Summary of detailed findings

  • Zoom led in audio quality across virtually all conditions, particularly under packet loss where other vendors faltered.
  • Zoom 2.X showed marked improvements in stability over 1.X, with fewer freezes and more consistent quality.
  • Bandwidth recovery remains challenging for all vendors, but Zoom generally degraded more gracefully than peers.
  • Competitors like Agora occasionally matched Zoom in isolated scenarios (e.g., minimizing freezes or delay), but Zoom consistently delivered a better balance of quality and stability.

Conclusion

The testing confirms that SDK quality is not equal across vendors. While most platforms deliver acceptable performance in unconstrained environments, differences become clear under stress conditions.
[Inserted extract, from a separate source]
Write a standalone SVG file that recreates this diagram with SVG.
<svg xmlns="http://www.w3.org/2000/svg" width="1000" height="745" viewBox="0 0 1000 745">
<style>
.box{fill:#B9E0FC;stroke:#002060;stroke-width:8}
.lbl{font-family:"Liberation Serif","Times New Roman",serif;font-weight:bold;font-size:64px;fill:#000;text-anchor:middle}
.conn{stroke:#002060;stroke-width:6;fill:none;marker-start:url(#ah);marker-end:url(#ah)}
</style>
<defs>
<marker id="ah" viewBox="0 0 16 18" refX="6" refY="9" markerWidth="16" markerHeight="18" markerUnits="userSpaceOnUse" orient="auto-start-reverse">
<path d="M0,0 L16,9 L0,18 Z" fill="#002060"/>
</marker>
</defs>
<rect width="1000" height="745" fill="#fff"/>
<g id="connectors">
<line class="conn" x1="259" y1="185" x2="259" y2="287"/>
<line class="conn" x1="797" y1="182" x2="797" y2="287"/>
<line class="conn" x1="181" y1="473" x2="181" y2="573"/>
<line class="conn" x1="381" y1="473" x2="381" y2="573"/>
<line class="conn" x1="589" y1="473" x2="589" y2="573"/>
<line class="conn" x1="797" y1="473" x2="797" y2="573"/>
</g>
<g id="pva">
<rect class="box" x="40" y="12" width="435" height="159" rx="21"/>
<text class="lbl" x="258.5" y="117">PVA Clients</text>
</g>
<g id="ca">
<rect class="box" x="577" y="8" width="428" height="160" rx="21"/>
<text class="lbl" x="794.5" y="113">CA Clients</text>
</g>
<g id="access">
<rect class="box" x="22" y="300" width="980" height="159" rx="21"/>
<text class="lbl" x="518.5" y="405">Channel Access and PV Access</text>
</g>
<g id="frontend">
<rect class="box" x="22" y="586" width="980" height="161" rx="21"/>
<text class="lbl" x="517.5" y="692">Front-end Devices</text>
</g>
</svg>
Across packet loss, bandwidth limitations, and multi-user layouts, Zoom’s SDKs consistently provided a more resilient and stable experience.

  • Audio strength: Zoom delivered the clearest, most intelligible speech under adverse conditions of the vendors tested, maintaining POLQA scores well above the degradation threshold where other vendors struggled.
  • Video consistency: Zoom preserved quality and smoothness more effectively, avoiding the steep drops in VMAF and VQTDL scores that competitors experienced.
  • Network resilience: Zoom sustained higher, steadier bitrates, which translated into fewer freezes and less visible quality loss, particularly with the improvements seen in Zoom 2.X over 1.X.

No SDK was immune to challenges at extreme packet loss or severe bandwidth constraints. However, Zoom distinguished itself by striking the best balance between maintaining quality and minimizing disruption. For developers embedding communications into their applications, these results suggest that Zoom’s SDKs for Web offer a more dependable foundation for delivering consistent, real-world user experiences.